«ZUP» électrise le skatepark
Surprenant mélange des genres, le spectacle envahit le bout de la plaine de Plainpalais d’une folle énergie, entre hip-hop, mapping et skateboard
Un skatepark converti en théâtre éphémère. L’idée était originale, voire un peu saugrenue, mais elle s’est finalement matérialisée à Genève, au bout de la plaine de Plainpalais. Pas de scène ni de rideau rouge mais un imposant dôme en bois, conçu pour l’occasion, qui enveloppe la moitié de l’aire bétonnée. C’est dans cette étrange bulle que s’est dévoilé ZUP, spectacle interdisciplinaire et urbain dont la première a eu lieu mercredi soir. Et le décor annonce la couleur: celle d’un spectacle dans la ville, sur la ville.
La poésie des «bowls»
Imaginé il y a deux ans par l’entrepreneur Michel Gaud, président de l’association La Compagnie Urbaine, et le chorégraphe belge Nicolas Musin, le projet se veut d’un tout nouveau genre. Ou, plutôt, un mélange des genres, en alliant danse, théâtre et sports de glisse. Un seul maître mot: l’urbain. Pour faire vivre cette ode à la rue, une quarantaine de jeunes talents ont été recrutés, à Genève ou à l’étranger, puis invités à mêler leurs univers. Quelles meilleures planches que les reliefs du skatepark de Plainpalais, qui fête ses 5 ans justement, pour accueillir pareille ébullition?
Les «bowls» se révèlent des décors étonnamment poétiques. Dès les premières minutes, ils prennent vie sous d’intenses projections de mapping vidéo. Traversé de formes géométriques, tour à tour lave puis océan, le skatepark dévoile ses creux et aspérités sous une lumière nouvelle.
Les aliens qui envahissent ces cratères lunaires sont jeunes, animés d’une rage de vivre… et de danser. Des natifs du hip-hop, du popping ou du breakdance, qui s’agitent sans relâche avec un naturel déconcertant. Comme possédés par la musique électronique, une bande-son originale façon boîte de nuit, parfois assourdissante, souvent galvanisante.
Par intermittence, les as des roulettes s’invitent sur le terrain. Les skateboards gravissent les rampes, enchaînant les tricks, les BMX font tournicoter leurs guidons, les rollers disparaissent dans les creux de béton et ressortent, bondissant comme sur des ressorts. On croirait voir voltiger une nuée d’insectes dans un bourdonnement de chaînes de vélo. Une trottinette rapplique et fait même un backflip. Le public, ravi, salue chaque figure.

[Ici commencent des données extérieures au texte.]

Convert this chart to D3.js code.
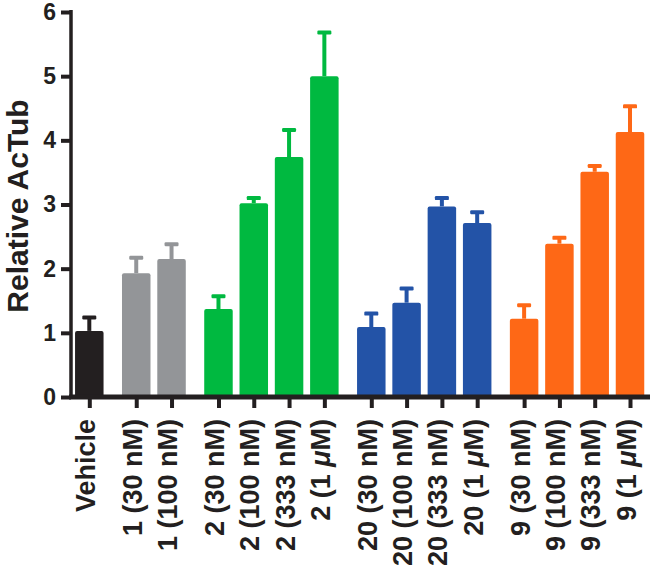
<!DOCTYPE html>
<html>
<head>
<meta charset="utf-8">
<script src="https://cdn.jsdelivr.net/npm/d3@7"></script>
<style>
  html, body { margin: 0; padding: 0; background: #fff; }
  svg { display: block; }
  text { font-family: "Liberation Sans", Arial, Helvetica, sans-serif; font-weight: bold; fill: #231f20; }
</style>
</head>
<body>
<svg id="chart" width="650" height="576"></svg>
<script>
// ---- data ----
const categories = ["Vehicle", "1 (30 nM)", "1 (100 nM)",
  "2 (30 nM)", "2 (100 nM)", "2 (333 nM)", "2 (1 μM)",
  "20 (30 nM)", "20 (100 nM)", "20 (333 nM)", "20 (1 μM)",
  "9 (30 nM)", "9 (100 nM)", "9 (333 nM)", "9 (1 μM)"];
const groups = [0, 1, 1, 2, 2, 2, 2, 3, 3, 3, 3, 4, 4, 4, 4];
const values = [1.03, 1.93, 2.15, 1.37, 3.02, 3.74, 5.00, 1.09, 1.47, 2.97, 2.71, 1.22, 2.39, 3.51, 4.13];
const errors = [0.21, 0.24, 0.23, 0.20, 0.08, 0.42, 0.68, 0.21, 0.22, 0.13, 0.17, 0.21, 0.09, 0.09, 0.40];
const groupColors = ["#231f20", "#939598", "#00b940", "#2353a7", "#fe6816"];
const yTicks = [0, 1, 2, 3, 4, 5, 6];
const yTitle = "Relative AcTub";

// ---- layout ----
const svg = d3.select("#chart");
const gapRatio = 0.33;              // extra space between groups, in bar slots
const slots = categories.map((c, i) => i + groups[i] * gapRatio);
const x = d3.scaleLinear().domain([0, d3.max(slots)]).range([89.3, 630]);
const y = d3.scaleLinear().domain([0, 6]).range([397, 12]);
const barW = 28.5;
const axisX = 71;

// bars
const g = svg.append("g");
categories.forEach((c, i) => {
  const cx = x(slots[i]);
  const col = groupColors[groups[i]];
  // error bar
  g.append("line")
    .attr("x1", cx).attr("x2", cx)
    .attr("y1", y(values[i])).attr("y2", y(values[i] + errors[i]))
    .attr("stroke", col).attr("stroke-width", 4);
  g.append("rect")
    .attr("x", cx - 7).attr("width", 14)
    .attr("y", y(values[i] + errors[i]) - 2).attr("height", 4)
    .attr("rx", 1.2)
    .attr("fill", col);
  g.append("rect")
    .attr("x", cx - barW / 2).attr("width", barW)
    .attr("y", y(values[i])).attr("height", y(0) - y(values[i]) + 2)
    .attr("rx", 2)
    .attr("fill", col);
});

// y axis
const yAxis = svg.append("g")
  .attr("transform", `translate(${axisX},0)`)
  .call(d3.axisLeft(y).tickValues(yTicks).tickFormat(d3.format("d")).tickSize(10).tickPadding(5));
yAxis.select(".domain").remove();
yAxis.append("line").attr("x1", 0).attr("x2", 0).attr("y1", y(6) - 2).attr("y2", y(0) + 2)
  .attr("stroke", "#231f20").attr("stroke-width", 3.5);
yAxis.selectAll(".tick line").attr("stroke", "#231f20").attr("stroke-width", 4);
yAxis.selectAll(".tick text").attr("font-size", 23).attr("font-family", null).attr("fill", "#231f20");

// x axis
const xAxis = svg.append("g")
  .attr("transform", `translate(0,${y(0)})`)
  .call(d3.axisBottom(x).tickValues(slots).tickFormat((d, i) => categories[i]).tickSize(11).tickPadding(0));
xAxis.select(".domain").remove();
xAxis.append("line").attr("x1", axisX - 2).attr("x2", 650).attr("y1", 0).attr("y2", 0)
  .attr("stroke", "#231f20").attr("stroke-width", 5);
xAxis.selectAll(".tick line").attr("stroke", "#231f20").attr("stroke-width", 4);
xAxis.selectAll(".tick text")
  .attr("font-size", 27).attr("font-family", null).attr("fill", "#231f20")
  .attr("text-anchor", "end")
  .attr("transform", "translate(5,22) rotate(-90)")
  .attr("x", 0).attr("y", 0).attr("dy", 0)
  .each(function (d, i) {
    const t = categories[i];
    const el = d3.select(this);
    el.text(null);
    const parts = t.split("μ");
    parts.forEach((p, k) => {
      if (k > 0) el.append("tspan").attr("font-style", "italic").text("μ");
      el.append("tspan").text(p);
    });
  });

// y title
svg.append("text")
  .attr("transform", `translate(28,206) rotate(-90)`)
  .attr("text-anchor", "middle")
  .attr("font-size", 30)
  .text(yTitle);
</script>
</body>
</html>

Plus qu’un enchaînement d’acrobaties, ZUP raconte avant tout la rue et son monde de la nuit. Les soirées de fêtards survoltés, les rendez-vous de voyous, les caddies et les cornets plastique, la circulation du petit matin. Mais aussi les histoires qui s’y tissent. En l’occurrence, la rencontre furtive de deux jeunes gens au hasard de l’obscurité. Lui, costume bleu bien sage, a le coup de foudre. Elle, mystérieuse et libre, reste insaisissable. Avide de retrouver la belle qui lui a tapé dans l’oeil, le jeune amoureux éperdu, interprété par le comédien genevois Laurent Deshusses, erre dans le skatepark, essoufflé et désorienté.
Pour lui donner la réplique, l’acteur Jean-Philippe Meyer incarne une sorte d’alter ego désinvolte et cynique, qui prodigue au jeune homme ses conseils amoureux sur un ton philosophico-humoristique. Des dialogues parfois convenus, parfois superflus, tombant un peu à plat entre les pics exaltés des performances sportives.
Car le coeur du spectacle, ce sont surtout les corps. Celui de cette danseuse étoile si peu classique, transporté par les beats, désarticulé puis lascif. Les pas saccadés de grands loubards en costume. Les voltiges d’un caïd du parkour, et celles, aériennes, d’une silhouette au bout de son fil. Un casting multiculturel et vivant, en baskets et casquettes à l’envers, que l’on ne serait pas étonné de croiser lors d’une virée dans le quartier, la nuit tombée. De l’urbain, oui, mais du vrai.